**Given instruction**:
Will you repeat only the lines from the one with "Output the Python" through the one with "plt.close()", both included, leaving every picture out?

**Given entries**:

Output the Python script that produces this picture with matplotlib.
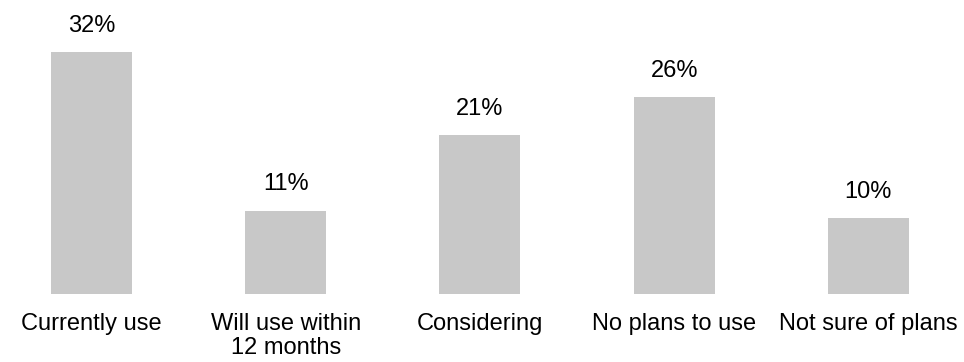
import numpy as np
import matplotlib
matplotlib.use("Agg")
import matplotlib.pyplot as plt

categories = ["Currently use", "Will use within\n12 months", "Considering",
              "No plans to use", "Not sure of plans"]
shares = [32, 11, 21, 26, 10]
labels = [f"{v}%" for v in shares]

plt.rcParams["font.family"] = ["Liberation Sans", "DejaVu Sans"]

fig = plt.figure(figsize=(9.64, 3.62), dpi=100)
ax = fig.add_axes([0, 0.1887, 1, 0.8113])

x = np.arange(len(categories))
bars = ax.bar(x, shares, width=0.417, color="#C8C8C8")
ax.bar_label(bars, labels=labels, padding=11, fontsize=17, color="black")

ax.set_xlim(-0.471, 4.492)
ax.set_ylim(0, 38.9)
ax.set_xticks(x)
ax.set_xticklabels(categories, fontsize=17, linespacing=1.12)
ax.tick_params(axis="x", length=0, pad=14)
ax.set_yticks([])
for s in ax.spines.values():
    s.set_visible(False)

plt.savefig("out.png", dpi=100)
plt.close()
* * *
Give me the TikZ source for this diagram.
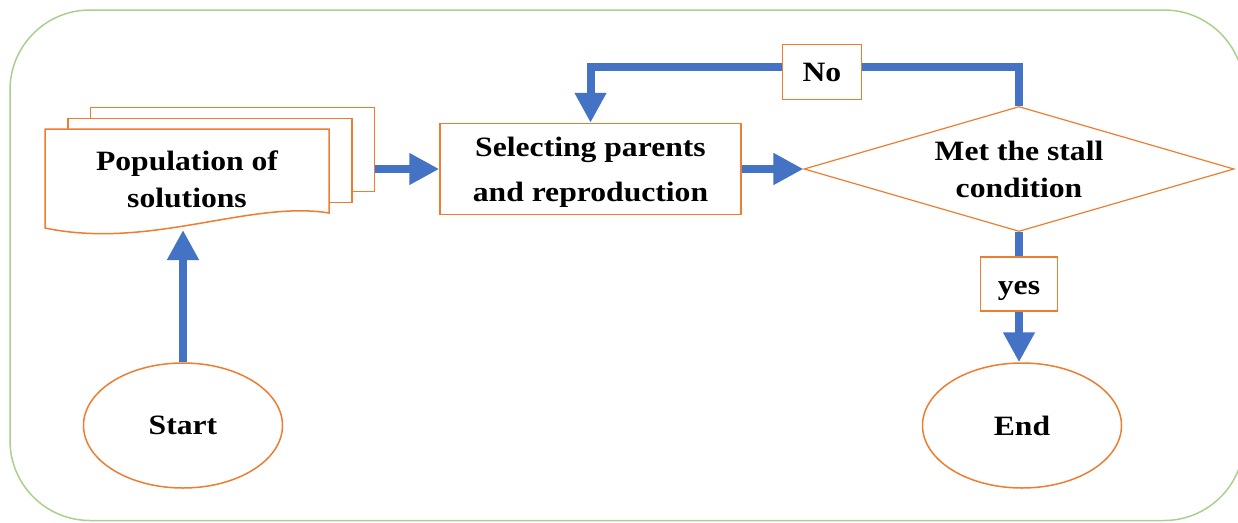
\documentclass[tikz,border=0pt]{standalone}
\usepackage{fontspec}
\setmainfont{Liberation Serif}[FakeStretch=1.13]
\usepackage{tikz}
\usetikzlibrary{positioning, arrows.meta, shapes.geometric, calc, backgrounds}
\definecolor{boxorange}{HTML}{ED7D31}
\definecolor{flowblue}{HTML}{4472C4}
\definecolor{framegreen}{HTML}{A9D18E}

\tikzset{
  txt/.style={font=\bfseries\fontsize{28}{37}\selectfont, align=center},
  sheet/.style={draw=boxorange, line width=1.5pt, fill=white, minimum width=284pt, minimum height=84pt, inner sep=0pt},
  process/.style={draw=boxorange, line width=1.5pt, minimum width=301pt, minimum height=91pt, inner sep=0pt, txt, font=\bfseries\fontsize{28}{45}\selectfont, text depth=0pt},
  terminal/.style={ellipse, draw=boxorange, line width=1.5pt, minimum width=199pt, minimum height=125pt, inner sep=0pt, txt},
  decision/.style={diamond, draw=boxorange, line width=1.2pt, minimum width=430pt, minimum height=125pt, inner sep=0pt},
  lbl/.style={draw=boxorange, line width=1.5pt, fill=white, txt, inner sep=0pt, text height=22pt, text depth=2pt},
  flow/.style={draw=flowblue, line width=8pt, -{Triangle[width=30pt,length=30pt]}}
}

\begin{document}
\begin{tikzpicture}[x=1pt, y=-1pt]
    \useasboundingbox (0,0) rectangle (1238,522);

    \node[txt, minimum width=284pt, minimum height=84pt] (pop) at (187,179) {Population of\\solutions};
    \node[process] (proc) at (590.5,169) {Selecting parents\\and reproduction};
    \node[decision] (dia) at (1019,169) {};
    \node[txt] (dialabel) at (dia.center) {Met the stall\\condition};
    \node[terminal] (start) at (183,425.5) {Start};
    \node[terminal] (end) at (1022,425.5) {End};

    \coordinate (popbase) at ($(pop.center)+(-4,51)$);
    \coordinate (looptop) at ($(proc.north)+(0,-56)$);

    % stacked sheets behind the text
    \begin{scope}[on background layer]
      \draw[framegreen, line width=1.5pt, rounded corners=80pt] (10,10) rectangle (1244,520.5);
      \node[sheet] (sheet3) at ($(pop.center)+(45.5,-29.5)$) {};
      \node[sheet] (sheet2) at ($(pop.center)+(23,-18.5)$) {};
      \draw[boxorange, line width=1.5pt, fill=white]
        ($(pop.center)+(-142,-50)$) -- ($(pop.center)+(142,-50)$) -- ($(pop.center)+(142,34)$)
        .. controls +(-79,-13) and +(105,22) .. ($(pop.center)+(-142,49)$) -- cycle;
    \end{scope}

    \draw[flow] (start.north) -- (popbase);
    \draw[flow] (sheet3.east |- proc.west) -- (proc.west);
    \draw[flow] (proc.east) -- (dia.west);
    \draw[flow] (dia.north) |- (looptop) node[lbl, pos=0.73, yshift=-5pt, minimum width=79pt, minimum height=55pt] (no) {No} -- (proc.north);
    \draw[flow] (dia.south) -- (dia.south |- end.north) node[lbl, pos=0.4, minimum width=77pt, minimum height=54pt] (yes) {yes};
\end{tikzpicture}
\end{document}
==
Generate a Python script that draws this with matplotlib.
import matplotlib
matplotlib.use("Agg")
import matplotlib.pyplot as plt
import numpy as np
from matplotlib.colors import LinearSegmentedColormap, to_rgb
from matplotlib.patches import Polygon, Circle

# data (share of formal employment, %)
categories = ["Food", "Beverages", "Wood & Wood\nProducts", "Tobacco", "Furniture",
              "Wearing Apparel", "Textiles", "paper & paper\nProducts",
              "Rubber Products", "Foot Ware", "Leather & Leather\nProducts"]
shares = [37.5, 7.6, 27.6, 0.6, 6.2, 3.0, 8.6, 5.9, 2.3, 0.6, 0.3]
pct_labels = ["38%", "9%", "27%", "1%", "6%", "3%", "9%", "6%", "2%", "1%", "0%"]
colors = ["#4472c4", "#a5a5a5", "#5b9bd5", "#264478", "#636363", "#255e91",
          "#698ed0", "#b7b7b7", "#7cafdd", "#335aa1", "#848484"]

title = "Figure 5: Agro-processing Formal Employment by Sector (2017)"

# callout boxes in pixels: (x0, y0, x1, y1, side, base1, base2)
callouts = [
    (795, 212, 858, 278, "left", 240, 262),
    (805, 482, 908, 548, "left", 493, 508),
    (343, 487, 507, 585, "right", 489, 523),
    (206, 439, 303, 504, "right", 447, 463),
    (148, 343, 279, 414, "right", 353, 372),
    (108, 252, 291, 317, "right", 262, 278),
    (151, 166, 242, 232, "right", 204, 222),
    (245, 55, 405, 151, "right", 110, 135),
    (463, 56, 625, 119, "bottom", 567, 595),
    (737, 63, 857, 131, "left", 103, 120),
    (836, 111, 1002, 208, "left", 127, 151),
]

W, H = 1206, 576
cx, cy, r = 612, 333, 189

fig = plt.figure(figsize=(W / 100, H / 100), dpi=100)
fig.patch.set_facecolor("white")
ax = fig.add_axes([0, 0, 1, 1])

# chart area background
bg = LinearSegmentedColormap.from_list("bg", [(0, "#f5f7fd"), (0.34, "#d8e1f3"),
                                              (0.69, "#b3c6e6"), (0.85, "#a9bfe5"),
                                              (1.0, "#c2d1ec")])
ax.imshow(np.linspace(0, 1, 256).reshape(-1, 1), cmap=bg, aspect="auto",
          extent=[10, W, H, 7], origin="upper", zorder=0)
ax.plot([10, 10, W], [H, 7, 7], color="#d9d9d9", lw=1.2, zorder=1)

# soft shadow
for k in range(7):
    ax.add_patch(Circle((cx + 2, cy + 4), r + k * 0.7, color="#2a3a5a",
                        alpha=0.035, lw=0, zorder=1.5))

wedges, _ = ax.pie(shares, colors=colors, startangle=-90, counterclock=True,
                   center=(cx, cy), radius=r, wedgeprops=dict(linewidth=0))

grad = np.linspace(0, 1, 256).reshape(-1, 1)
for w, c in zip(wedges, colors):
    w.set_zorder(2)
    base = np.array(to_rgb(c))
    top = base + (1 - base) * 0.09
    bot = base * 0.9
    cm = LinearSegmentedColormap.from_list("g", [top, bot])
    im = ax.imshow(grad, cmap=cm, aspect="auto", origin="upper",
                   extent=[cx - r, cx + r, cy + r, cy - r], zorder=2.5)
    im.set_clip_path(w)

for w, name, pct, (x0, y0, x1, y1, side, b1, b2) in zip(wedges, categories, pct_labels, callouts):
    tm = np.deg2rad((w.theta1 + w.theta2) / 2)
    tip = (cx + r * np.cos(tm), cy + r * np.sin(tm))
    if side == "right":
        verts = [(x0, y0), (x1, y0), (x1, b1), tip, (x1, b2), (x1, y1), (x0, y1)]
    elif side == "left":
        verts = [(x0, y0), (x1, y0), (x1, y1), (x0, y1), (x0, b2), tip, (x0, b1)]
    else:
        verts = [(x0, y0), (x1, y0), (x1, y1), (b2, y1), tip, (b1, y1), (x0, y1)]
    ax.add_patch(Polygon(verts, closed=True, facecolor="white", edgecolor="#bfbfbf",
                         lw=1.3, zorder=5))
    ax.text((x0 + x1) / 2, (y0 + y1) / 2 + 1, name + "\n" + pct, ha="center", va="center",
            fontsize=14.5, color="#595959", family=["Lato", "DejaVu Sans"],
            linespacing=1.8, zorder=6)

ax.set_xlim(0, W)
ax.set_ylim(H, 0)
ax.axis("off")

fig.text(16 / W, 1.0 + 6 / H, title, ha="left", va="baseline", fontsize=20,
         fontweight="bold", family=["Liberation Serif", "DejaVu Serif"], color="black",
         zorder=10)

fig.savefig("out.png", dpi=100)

**Problem solution**:
Output the Python script that produces this picture with matplotlib.
import numpy as np
import matplotlib
matplotlib.use("Agg")
import matplotlib.pyplot as plt

categories = ["Currently use", "Will use within\n12 months", "Considering",
              "No plans to use", "Not sure of plans"]
shares = [32, 11, 21, 26, 10]
labels = [f"{v}%" for v in shares]

plt.rcParams["font.family"] = ["Liberation Sans", "DejaVu Sans"]

fig = plt.figure(figsize=(9.64, 3.62), dpi=100)
ax = fig.add_axes([0, 0.1887, 1, 0.8113])

x = np.arange(len(categories))
bars = ax.bar(x, shares, width=0.417, color="#C8C8C8")
ax.bar_label(bars, labels=labels, padding=11, fontsize=17, color="black")

ax.set_xlim(-0.471, 4.492)
ax.set_ylim(0, 38.9)
ax.set_xticks(x)
ax.set_xticklabels(categories, fontsize=17, linespacing=1.12)
ax.tick_params(axis="x", length=0, pad=14)
ax.set_yticks([])
for s in ax.spines.values():
    s.set_visible(False)

plt.savefig("out.png", dpi=100)
plt.close()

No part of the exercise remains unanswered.